The two sex scenes which suddenly come out of nowhere – the voyeuristic watching of Kuriko through a gap in her wall as her head writhes around in states of ecstasy before we even glimpse the presence of a sexual partner in crime, the unexpected coupling of Sen and Yoshino in the emptied swimming baths pool – completely disrupt the narrative, forcing us to re-evaluate our readings of the characters involved.
And it’s not just the sex scenes – the whole film is similarly disrupting. The club is a peculiar mixture of jarring elements – wrestling to the death satisfying lowbrow bloodlust, opera songs catering for a highbrow cultural appetite, not to mention an ageing owner who turns out to be the best fighter in the place. And from the moment the fish-out-of-water Sen appears on the outskirts of Tokyo, the urban stage is set for a clash of rural and urban, naive and sophisticated, innocent and corrupt.

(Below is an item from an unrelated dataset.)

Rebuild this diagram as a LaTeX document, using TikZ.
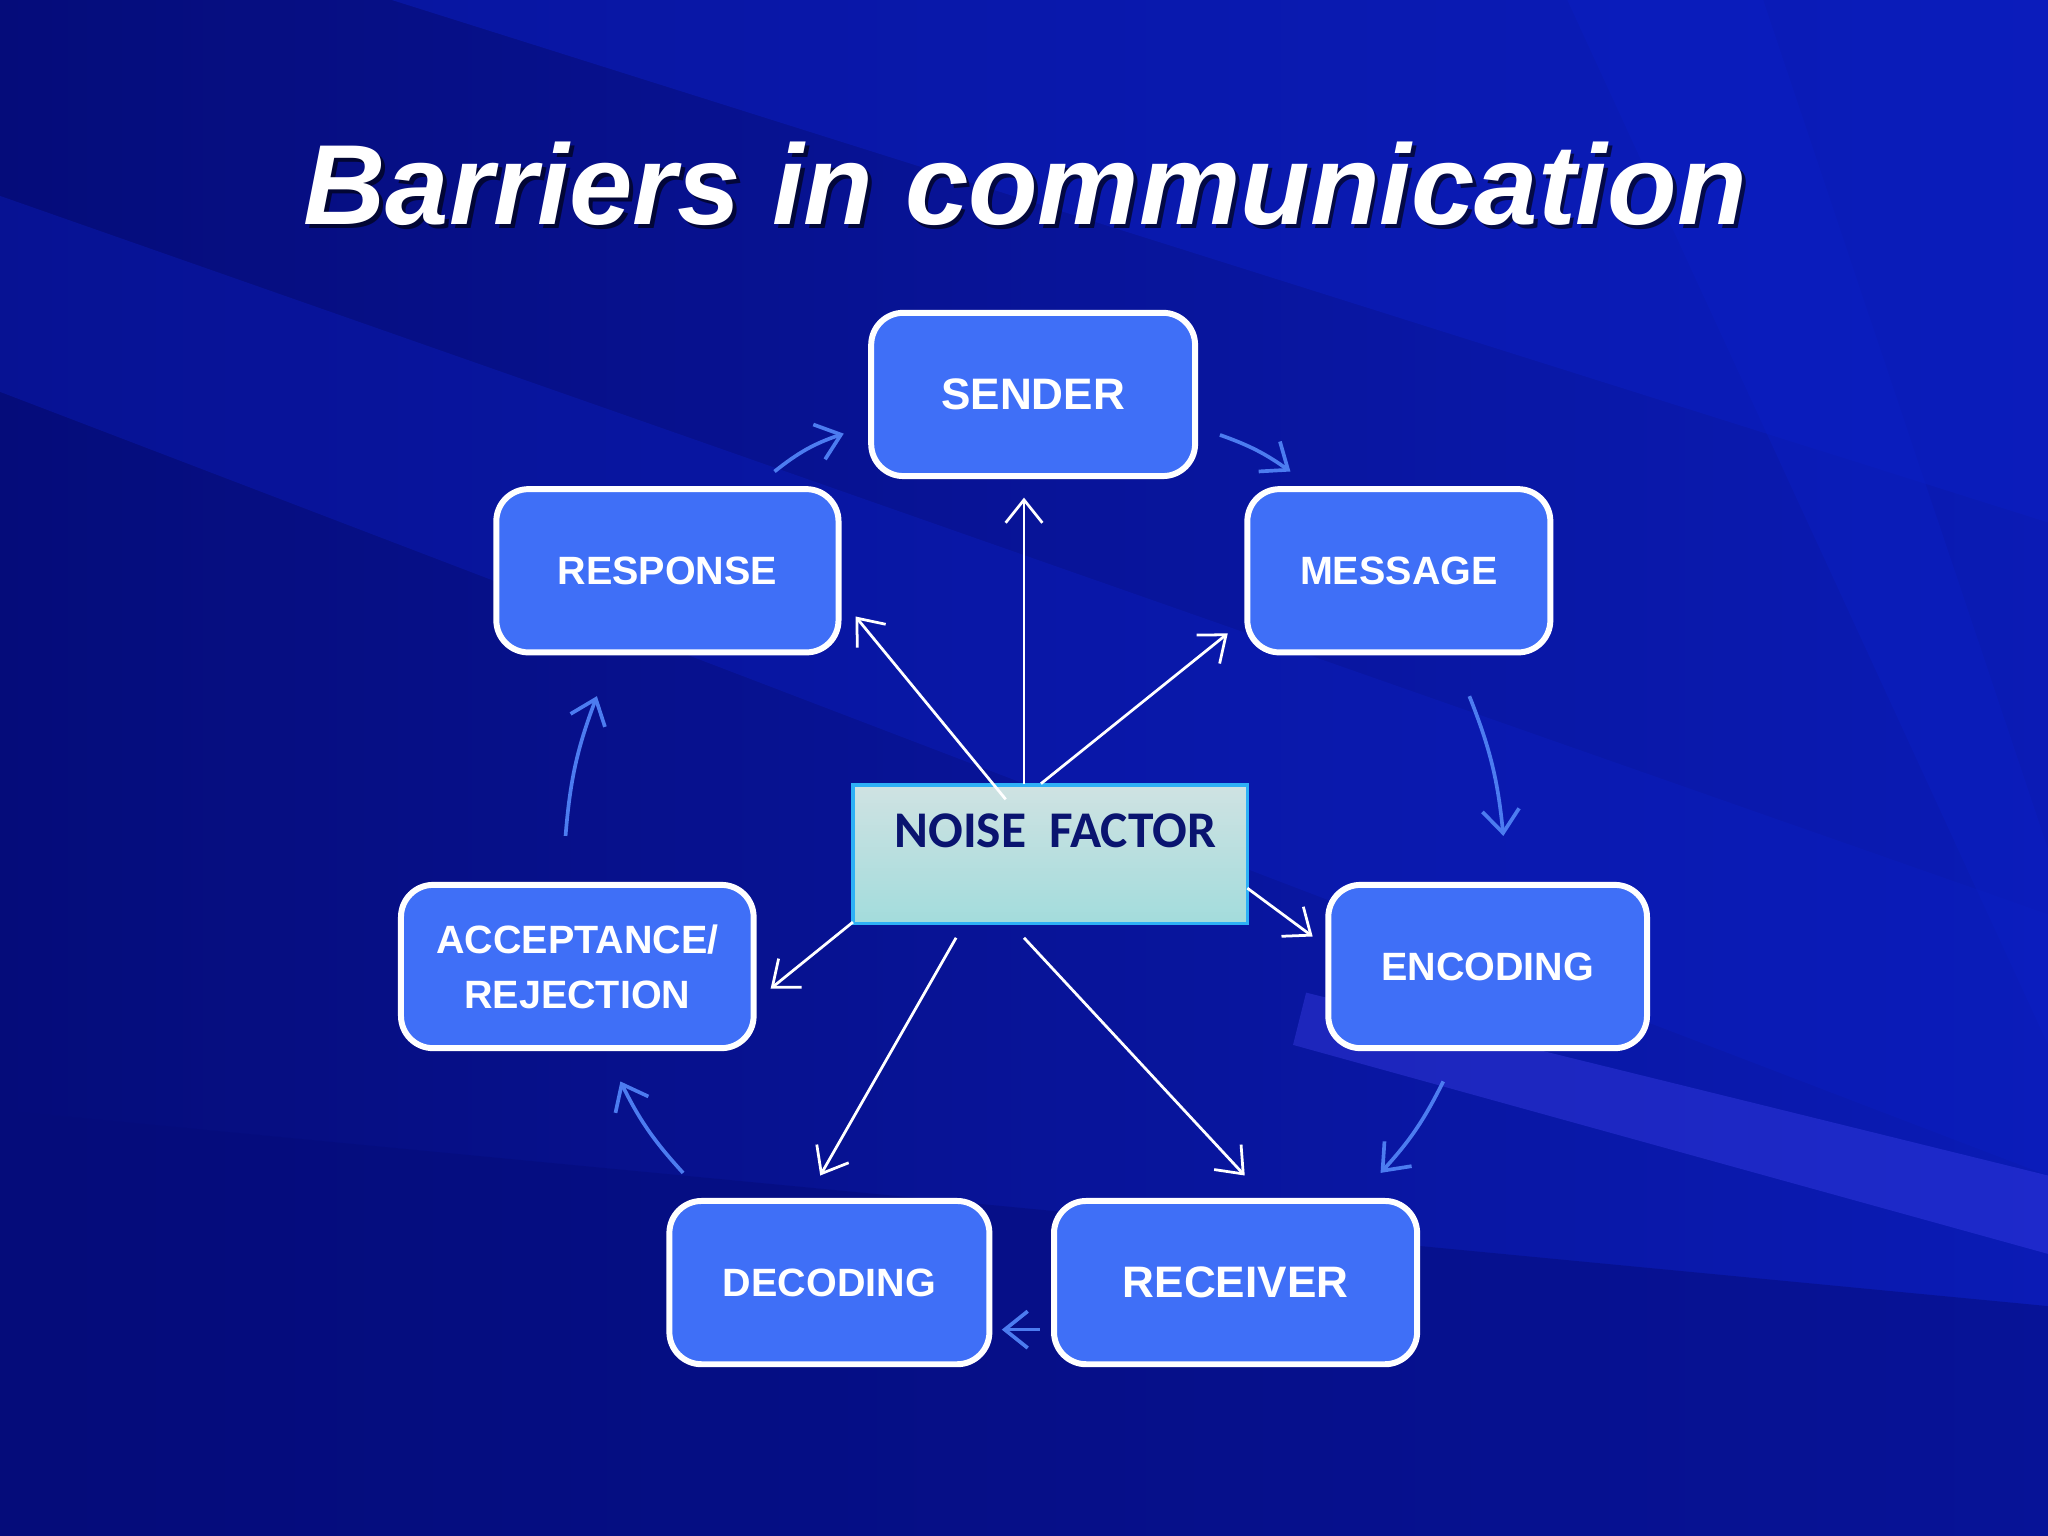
\documentclass[tikz,border=0pt]{standalone}
\usepackage{fontspec}
\setmainfont{Liberation Sans}
\newfontfamily\calib{Carlito}
\usetikzlibrary{arrows.meta,shadows}
\definecolor{bgdark}{HTML}{050C7A}
\definecolor{bgmid}{HTML}{0C1FC4}
\definecolor{boxblue}{HTML}{3F6FF7}
\definecolor{flow}{HTML}{4C7CF0}
\definecolor{navy}{HTML}{0A1470}
\tikzset{
 stage/.style={draw=white,line width=1.3pt,rounded corners=7pt,fill=boxblue,
   minimum width=#1,minimum height=125*0.01cm,text=white,font=\bfseries\fontsize{8.6}{12}\selectfont,align=center},
 noisebox/.style={draw=flow!60!cyan,line width=0.8pt,minimum width=302*0.01cm,minimum height=106*0.01cm,
   top color=cyan!25!gray!30!white,bottom color=cyan!45!gray!50!white,text=navy,font=\calib\bfseries\fontsize{11.2}{14}\selectfont},
 whitearr/.style={white,line width=0.6pt,-{Straight Barb[length=5pt,width=8pt]}},
 bluearr/.style={flow,line width=0.8pt,-{Straight Barb[length=5pt,width=8pt]}}
}
\begin{document}
\begin{tikzpicture}[x=0.01cm,y=-0.01cm]
\useasboundingbox (0,0) rectangle (1568,1176);
\shade[left color=bgdark,right color=bgmid!80!bgdark] (0,0) rectangle (1568,1176);
\fill[bgmid,opacity=0.45] (0,0) -- (1568,0) -- (1568,400) -- (300,0) -- cycle;
\fill[bgmid,opacity=0.35] (0,150) -- (1568,700) -- (1568,900) -- (0,300) -- cycle;
\fill[bgdark,opacity=0.5] (0,850) -- (1568,1000) -- (1568,1176) -- (0,1176) -- cycle;
\fill[blue!70!white,opacity=0.3] (1000,760) -- (1568,900) -- (1568,960) -- (990,800) -- cycle;
\fill[bgmid,opacity=0.4] (1200,0) -- (1350,0) -- (1568,650) -- (1568,800) -- cycle;
\node[text=black,opacity=0.6,font=\bfseries\itshape\fontsize{24.8}{30}\selectfont] at (788,144) {Barriers in communication};
\node (title) [text=white,font=\bfseries\itshape\fontsize{24.8}{30}\selectfont] at (785,141) {Barriers in communication};
\node (sender) [stage=248*0.01cm,font=\bfseries\fontsize{9.6}{12}\selectfont] at (791,302) {SENDER};
\node (response) [stage=262*0.01cm] at (511,437) {RESPONSE};
\node (message) [stage=232*0.01cm] at (1071,437) {MESSAGE};
\node (accept) [stage=270*0.01cm] at (442,740) {ACCEPTANCE/\\[0pt]REJECTION};
\node (encoding) [stage=244*0.01cm] at (1139,740) {ENCODING};
\node (decoding) [stage=245*0.01cm] at (635,982) {DECODING};
\node (receiver) [stage=278*0.01cm,font=\bfseries\fontsize{9.6}{12}\selectfont] at (946,982) {RECEIVER};
\node (noise) [noisebox] at (804,654) {};
\node (noiselabel) [text=navy,font=\calib\bfseries\fontsize{11.2}{14}\selectfont] at (808,636) {NOISE\ \ FACTOR};
% white arrows
\coordinate (n1) at (784,600); \coordinate (t1) at (784,381);
\coordinate (n2) at (770,612); \coordinate (t2) at (655,472);
\coordinate (n3) at (797,600); \coordinate (t3) at (940,485);
\coordinate (n4) at (955,680); \coordinate (t4) at (1005,717);
\coordinate (n5) at (653,706); \coordinate (t5) at (590,757);
\coordinate (n6) at (732,718); \coordinate (t6) at (628,900);
\coordinate (n7) at (784,718); \coordinate (t7) at (953,900);
\foreach \i in {1,...,7} \draw[whitearr] (n\i) -- (t\i);
% blue flow
\coordinate (b1s) at (593,361); \coordinate (b1e) at (646,332);
\coordinate (b2s) at (934,333); \coordinate (b2e) at (988,361);
\coordinate (b3s) at (1125,533); \coordinate (b3e) at (1151,640);
\coordinate (b4s) at (1105,828); \coordinate (b4e) at (1057,898);
\coordinate (b5s) at (796,1018); \coordinate (b5e) at (767,1018);
\coordinate (b6s) at (523,898); \coordinate (b6e) at (475,828);
\coordinate (b7s) at (433,640); \coordinate (b7e) at (457,533);
\draw[bluearr] (b1s) to[bend left=10] (b1e);
\draw[bluearr] (b2s) to[bend left=8] (b2e);
\draw[bluearr] (b3s) to[bend left=8] (b3e);
\draw[bluearr] (b4s) to[bend left=8] (b4e);
\draw[bluearr] (b5s) -- (b5e);
\draw[bluearr] (b6s) to[bend left=8] (b6e);
\draw[bluearr] (b7s) to[bend left=8] (b7e);
\end{tikzpicture}
\end{document}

In this climate, the cast-off figure of Akanuma appears particularly prescient, embodying as he does the artist who practices his art as a compulsion until he can practice no more, in direct contrast to the club owner who can stage potentially lethal fights as gruesome and popular entertainment.
Shot on Agfa film stock, the palette is largely devoid of yellows, which in places gives the image a purple hue. This being a restoration and a beautiful, scratch-free print, I presume this is what the director and d.p. intended rather than a fault due to the film stock ageing. It certainly adds to the overall surreal feel.
I found myself completely overwhelmed by this remarkable film, very different in overall tone to the director’s slightly earlier, yet equally brilliant and extraordinary, Typhoon Club (1985).
Luminous Woman is out on Blu-ray in the UK on Monday, May 20th.